— Set exercise —
Search the material below for the string "image" and list each line that holds it.

···

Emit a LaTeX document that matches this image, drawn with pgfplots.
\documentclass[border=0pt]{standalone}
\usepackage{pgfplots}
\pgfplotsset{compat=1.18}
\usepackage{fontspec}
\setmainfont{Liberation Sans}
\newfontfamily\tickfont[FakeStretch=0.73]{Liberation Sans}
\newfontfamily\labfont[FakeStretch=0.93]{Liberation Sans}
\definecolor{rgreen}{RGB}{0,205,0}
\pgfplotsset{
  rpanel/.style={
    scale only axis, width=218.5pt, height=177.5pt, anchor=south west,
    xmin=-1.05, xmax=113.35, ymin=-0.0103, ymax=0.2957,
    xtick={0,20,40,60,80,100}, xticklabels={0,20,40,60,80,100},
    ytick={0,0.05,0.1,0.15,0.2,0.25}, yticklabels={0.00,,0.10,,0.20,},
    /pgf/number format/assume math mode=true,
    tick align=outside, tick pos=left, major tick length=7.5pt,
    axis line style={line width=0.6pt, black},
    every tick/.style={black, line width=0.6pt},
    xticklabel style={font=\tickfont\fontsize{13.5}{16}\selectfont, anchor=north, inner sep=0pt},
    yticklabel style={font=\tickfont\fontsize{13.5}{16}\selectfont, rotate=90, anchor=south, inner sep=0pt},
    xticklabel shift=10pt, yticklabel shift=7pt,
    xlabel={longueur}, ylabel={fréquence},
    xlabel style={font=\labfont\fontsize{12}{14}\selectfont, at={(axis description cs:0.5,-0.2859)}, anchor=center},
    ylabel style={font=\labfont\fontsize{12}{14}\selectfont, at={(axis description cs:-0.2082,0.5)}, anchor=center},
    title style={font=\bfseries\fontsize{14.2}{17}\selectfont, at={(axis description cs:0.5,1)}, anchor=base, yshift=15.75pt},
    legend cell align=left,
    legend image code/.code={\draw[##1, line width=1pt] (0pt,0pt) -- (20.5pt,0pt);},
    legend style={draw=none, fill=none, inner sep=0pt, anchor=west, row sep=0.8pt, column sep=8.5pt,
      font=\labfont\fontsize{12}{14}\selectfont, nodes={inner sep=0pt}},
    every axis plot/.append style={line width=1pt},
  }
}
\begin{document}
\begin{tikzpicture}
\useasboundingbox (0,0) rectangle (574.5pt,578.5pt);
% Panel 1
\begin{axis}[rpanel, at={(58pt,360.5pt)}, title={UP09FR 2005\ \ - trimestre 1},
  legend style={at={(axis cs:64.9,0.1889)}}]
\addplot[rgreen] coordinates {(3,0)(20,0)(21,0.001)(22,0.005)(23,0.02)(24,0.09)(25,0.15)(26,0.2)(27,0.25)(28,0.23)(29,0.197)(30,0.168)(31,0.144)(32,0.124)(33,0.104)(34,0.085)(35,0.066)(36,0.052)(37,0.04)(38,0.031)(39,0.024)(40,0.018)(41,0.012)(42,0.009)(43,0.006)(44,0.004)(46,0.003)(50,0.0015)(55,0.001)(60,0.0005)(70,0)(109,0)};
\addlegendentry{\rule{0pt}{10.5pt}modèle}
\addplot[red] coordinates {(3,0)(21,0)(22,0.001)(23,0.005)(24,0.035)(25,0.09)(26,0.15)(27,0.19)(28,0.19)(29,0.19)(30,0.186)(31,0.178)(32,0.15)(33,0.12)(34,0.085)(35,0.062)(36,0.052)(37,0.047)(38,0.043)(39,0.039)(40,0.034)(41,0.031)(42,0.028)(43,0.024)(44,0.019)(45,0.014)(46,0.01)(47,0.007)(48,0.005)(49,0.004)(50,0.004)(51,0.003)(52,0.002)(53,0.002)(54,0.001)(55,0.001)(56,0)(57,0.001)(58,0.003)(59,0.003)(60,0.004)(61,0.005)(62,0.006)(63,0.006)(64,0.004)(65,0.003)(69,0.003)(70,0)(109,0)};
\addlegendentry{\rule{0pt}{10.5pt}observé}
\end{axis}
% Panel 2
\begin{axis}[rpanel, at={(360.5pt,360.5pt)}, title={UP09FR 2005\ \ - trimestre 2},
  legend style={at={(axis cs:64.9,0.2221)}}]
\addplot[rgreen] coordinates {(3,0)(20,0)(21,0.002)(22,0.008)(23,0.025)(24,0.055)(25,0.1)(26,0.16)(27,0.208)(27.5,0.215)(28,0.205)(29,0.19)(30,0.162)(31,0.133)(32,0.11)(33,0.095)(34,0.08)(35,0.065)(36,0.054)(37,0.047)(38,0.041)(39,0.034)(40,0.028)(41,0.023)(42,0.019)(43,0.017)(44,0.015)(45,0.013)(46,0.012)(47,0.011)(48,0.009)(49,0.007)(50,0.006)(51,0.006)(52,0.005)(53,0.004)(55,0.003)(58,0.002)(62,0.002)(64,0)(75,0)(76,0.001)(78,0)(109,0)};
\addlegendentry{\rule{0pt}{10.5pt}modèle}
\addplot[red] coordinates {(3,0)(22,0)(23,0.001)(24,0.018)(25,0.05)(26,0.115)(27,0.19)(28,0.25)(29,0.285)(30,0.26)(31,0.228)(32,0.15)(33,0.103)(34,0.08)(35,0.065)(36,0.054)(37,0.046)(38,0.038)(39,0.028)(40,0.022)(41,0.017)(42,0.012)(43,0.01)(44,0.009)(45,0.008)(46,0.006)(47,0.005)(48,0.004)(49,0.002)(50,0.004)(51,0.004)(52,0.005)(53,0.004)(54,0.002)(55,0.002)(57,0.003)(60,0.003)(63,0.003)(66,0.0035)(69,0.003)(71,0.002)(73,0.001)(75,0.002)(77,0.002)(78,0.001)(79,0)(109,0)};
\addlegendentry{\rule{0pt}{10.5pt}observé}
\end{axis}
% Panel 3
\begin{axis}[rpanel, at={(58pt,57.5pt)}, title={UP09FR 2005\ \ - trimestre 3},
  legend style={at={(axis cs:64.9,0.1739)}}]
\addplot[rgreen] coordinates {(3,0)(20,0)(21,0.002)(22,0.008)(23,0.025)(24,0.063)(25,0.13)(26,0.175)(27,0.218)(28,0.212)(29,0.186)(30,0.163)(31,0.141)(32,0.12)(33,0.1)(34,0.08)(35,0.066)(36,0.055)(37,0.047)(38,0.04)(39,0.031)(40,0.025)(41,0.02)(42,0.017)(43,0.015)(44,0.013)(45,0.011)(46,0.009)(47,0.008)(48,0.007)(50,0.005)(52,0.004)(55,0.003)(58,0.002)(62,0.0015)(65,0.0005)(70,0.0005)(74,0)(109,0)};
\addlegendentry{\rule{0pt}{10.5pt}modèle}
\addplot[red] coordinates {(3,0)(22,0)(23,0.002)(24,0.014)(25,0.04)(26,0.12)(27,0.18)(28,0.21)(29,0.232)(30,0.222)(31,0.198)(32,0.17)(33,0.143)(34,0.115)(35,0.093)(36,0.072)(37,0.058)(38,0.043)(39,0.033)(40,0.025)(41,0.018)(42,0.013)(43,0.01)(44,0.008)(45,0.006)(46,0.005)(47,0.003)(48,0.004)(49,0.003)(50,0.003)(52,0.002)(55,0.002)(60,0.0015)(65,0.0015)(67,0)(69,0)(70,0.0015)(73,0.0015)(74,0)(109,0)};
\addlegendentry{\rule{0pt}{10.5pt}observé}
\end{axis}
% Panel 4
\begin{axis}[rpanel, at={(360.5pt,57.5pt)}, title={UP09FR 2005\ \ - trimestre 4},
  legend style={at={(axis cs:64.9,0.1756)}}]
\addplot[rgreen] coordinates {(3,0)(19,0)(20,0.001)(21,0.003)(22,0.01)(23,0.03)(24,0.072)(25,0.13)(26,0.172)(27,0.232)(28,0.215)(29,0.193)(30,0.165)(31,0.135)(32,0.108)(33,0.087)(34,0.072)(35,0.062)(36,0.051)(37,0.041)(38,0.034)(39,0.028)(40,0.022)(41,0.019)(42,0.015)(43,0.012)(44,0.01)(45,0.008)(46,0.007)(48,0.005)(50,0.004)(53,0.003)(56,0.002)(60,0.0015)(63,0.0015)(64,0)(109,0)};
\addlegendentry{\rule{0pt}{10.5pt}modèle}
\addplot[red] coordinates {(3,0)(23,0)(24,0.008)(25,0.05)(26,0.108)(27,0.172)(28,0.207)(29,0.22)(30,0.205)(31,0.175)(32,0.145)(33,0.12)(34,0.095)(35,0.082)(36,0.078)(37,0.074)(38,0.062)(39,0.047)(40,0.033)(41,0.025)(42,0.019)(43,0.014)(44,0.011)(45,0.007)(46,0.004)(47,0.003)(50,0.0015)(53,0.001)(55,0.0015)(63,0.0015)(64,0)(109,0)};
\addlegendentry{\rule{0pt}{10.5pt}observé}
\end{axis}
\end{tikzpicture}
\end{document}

···

— Written reply —
Emit a LaTeX document that matches this image, drawn with pgfplots.
    legend image code/.code={\draw[##1, line width=1pt] (0pt,0pt) -- (20.5pt,0pt);},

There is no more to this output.